Book Title: Innovative Approaches in Multidisciplinary Research and Development (IAMRD)
Chief Editors: Dr. Anil Kashinath Salunke and Dr. Rituraj Pant
Associate Editors: Prof. (Dr.) Sourav Madhur Dey and Dr. Amrutha Satheesan
Co-Editors: Dr. Souvik Sur and Dr. Phakir Singh
ISBN: 978-93-7183-004-1
Chapter: 7
DOI: https://doi.org/10.59646/708/7
Authors: Ngahneiching Singsit, Santa Mandal, and Priyam Jyoti Das
Abstract
Diabetic wounds, particularly diabetic foot ulcers (DFUs), represent a major global healthcare challenge due to their high prevalence, prolonged healing time, risk of infection and amputation, and substantial economic burden. Conventional wound dressings are often inadequate because they fail to maintain an optimal wound environment and cannot actively respond to the pathological conditions present in chronic diabetic wounds. Recent advances in biomaterials have led to the development of microenvironment-responsive hydrogels, which have emerged as promising therapeutic platforms for intelligent wound management. These hydrogels are designed to respond dynamically to pathological stimuli within the diabetic wound microenvironment, including oxidative stress, hypoxia, chronic inflammation, pH imbalance, and bacterial infection. By incorporating stimulus-sensitive components into three-dimensional polymeric networks, responsive hydrogels enable controlled and targeted release of therapeutic agents such as antioxidants, anti-inflammatory molecules, antibacterial agents, and growth factors. This review discusses the pathological characteristics of the diabetic wound microenvironment, including excessive reactive oxygen species (ROS), impaired angiogenesis, persistent inflammation, biofilm formation, and extracellular matrix dysfunction.

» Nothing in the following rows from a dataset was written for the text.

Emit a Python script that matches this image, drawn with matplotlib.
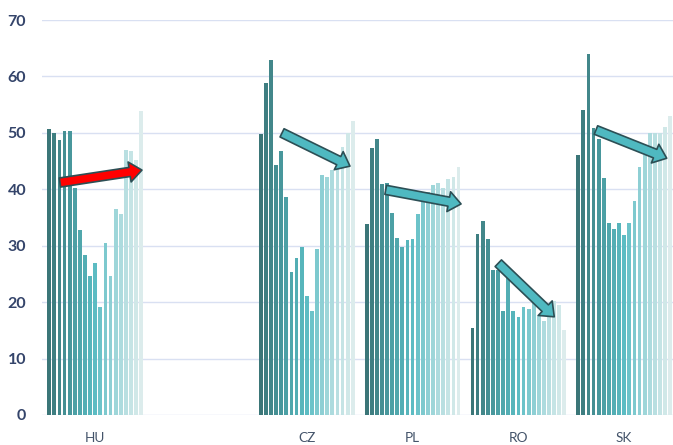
import numpy as np
import matplotlib.pyplot as plt
from matplotlib.colors import LinearSegmentedColormap
from matplotlib.patches import FancyArrowPatch

# Countries; the blank slot leaves the gap after HU
countries = ["HU", "", "CZ", "PL", "RO", "SK"]

hu = [50.7, 49.9, 48.8, 50.4, 50.3, 40.3, 32.8, 28.4, 24.7, 26.9,
      19.1, 30.5, 24.7, 36.5, 35.6, 47.0, 46.8, 45.2, 53.9]
cz = [49.8, 58.8, 62.9, 44.3, 46.8, 38.6, 25.3, 27.8, 29.8, 21.1,
      18.4, 29.4, 42.5, 42.1, 43.5, 44.8, 47.5, 50.0, 52.1]
pl = [33.9, 47.3, 48.9, 40.9, 41.2, 35.8, 31.3, 29.7, 31.0, 31.2,
      35.6, 38.0, 39.5, 40.8, 41.2, 40.2, 41.8, 42.1, 44.0]
ro = [15.5, 32.1, 34.4, 31.2, 25.7, 25.7, 18.4, 25.7, 18.4, 17.4,
      19.1, 18.7, 19.8, 17.7, 16.7, 17.4, 20.2, 19.5, 15.1]
sk = [46.0, 54.0, 64.0, 50.9, 49.0, 42.0, 34.0, 33.0, 34.0, 31.9,
      34.0, 38.0, 44.0, 46.1, 49.9, 49.9, 49.9, 51.0, 52.9]

series_by_country = {"HU": hu, "CZ": cz, "PL": pl, "RO": ro, "SK": sk}

# trend arrows: (tail x, tail y), (tip x, tip y) in data units
arrows = [
    ((-0.333, 41.2), (0.442, 43.4), "#ff0000"),
    ((1.766, 50.0), (2.408, 44.1), "#4fb9c1"),
    ((2.746, 39.9), (3.458, 37.4), "#4fb9c1"),
    ((3.810, 26.9), (4.339, 17.4), "#4fb9c1"),
    ((4.733, 50.5), (5.402, 45.5), "#4fb9c1"),
]

n_years = len(hu)
group_w = 0.917
slot = group_w / n_years
cmap = LinearSegmentedColormap.from_list(
    "teal", ["#3b7678", "#4a9ca1", "#5bbcc3", "#a7d9dc", "#dcecec"])
bar_colors = [cmap(i / (n_years - 1)) for i in range(n_years)]

fig = plt.figure(figsize=(6.73, 4.45), dpi=100)
ax = fig.add_axes([42.3 / 673, 30 / 445, (673 - 42.3) / 673, 395 / 445])

x = np.arange(len(countries))
for ci, name in enumerate(countries):
    if name not in series_by_country:
        continue
    vals = series_by_country[name]
    offsets = ci - group_w / 2 + slot * (np.arange(n_years) + 0.5)
    ax.bar(offsets, vals, width=slot * 0.74, color=bar_colors, zorder=2)

for tail, tip, col in arrows:
    arr = FancyArrowPatch(tail, tip, arrowstyle="simple,head_length=0.9,head_width=1.45,tail_width=0.66",
                          mutation_scale=10, facecolor=col, edgecolor="#2c4f55",
                          linewidth=1.2, shrinkA=0, shrinkB=0, zorder=5)
    ax.add_patch(arr)

ax.set_xlim(-0.5, (673 - 42.3) / 105.8 - 0.5)
ax.set_ylim(0, 70)
ax.set_yticks(range(0, 71, 10))
ax.set_xticks(x)
ax.set_xticklabels(countries)
ax.grid(axis="y", color="#d9e0f2", linewidth=1.0, zorder=0)
for s in ax.spines.values():
    s.set_visible(False)
ax.tick_params(axis="both", length=0)
ax.tick_params(axis="y", pad=11.7, labelsize=11.5, labelcolor="#34446a")
ax.tick_params(axis="x", pad=12, labelsize=9.8, labelcolor="#44546a")
for lab in ax.get_yticklabels():
    lab.set_fontweight("bold")
    lab.set_family("Lato")
for lab in ax.get_xticklabels():
    lab.set_family("Lato")

fig.savefig("out.png", dpi=100)
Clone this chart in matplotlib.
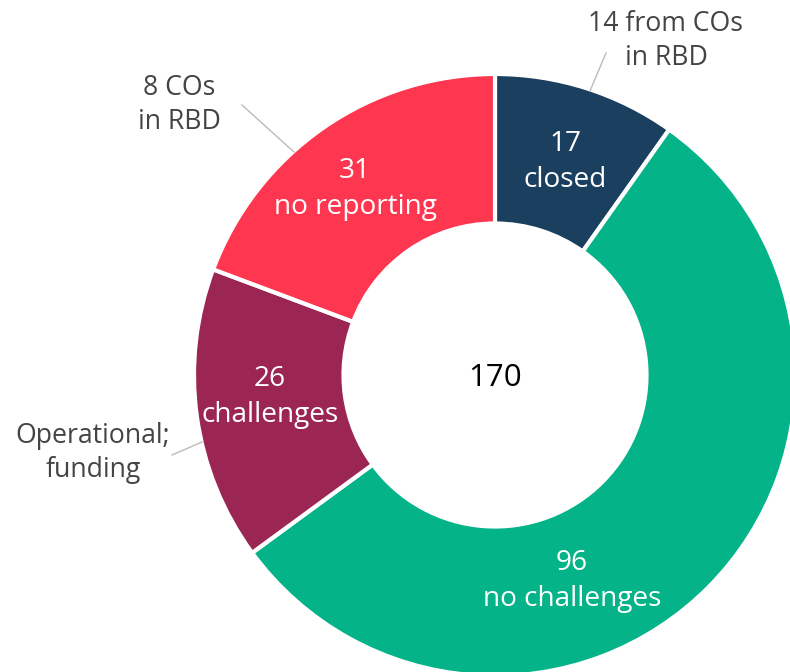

It further highlights the design principles, drug release mechanisms, and regenerative potential of responsive hydrogel systems. Particular emphasis is placed on oxidative stress-responsive and hypoxia- or inflammation-responsive hydrogels that regulate ROS accumulation, modulate macrophage polarization, promote angiogenesis, and accelerate tissue regeneration. Overall, microenvironment-responsive hydrogels represent a promising next-generation strategy for improving diabetic wound healing through multifunctional and adaptive therapeutic approaches.
Keywords: Diabetic wound healing; microenvironment-responsive hydrogels; oxidative stress regulation; stimuli-responsive drug delivery; chronic inflammation modulation; angiogenic biomaterials.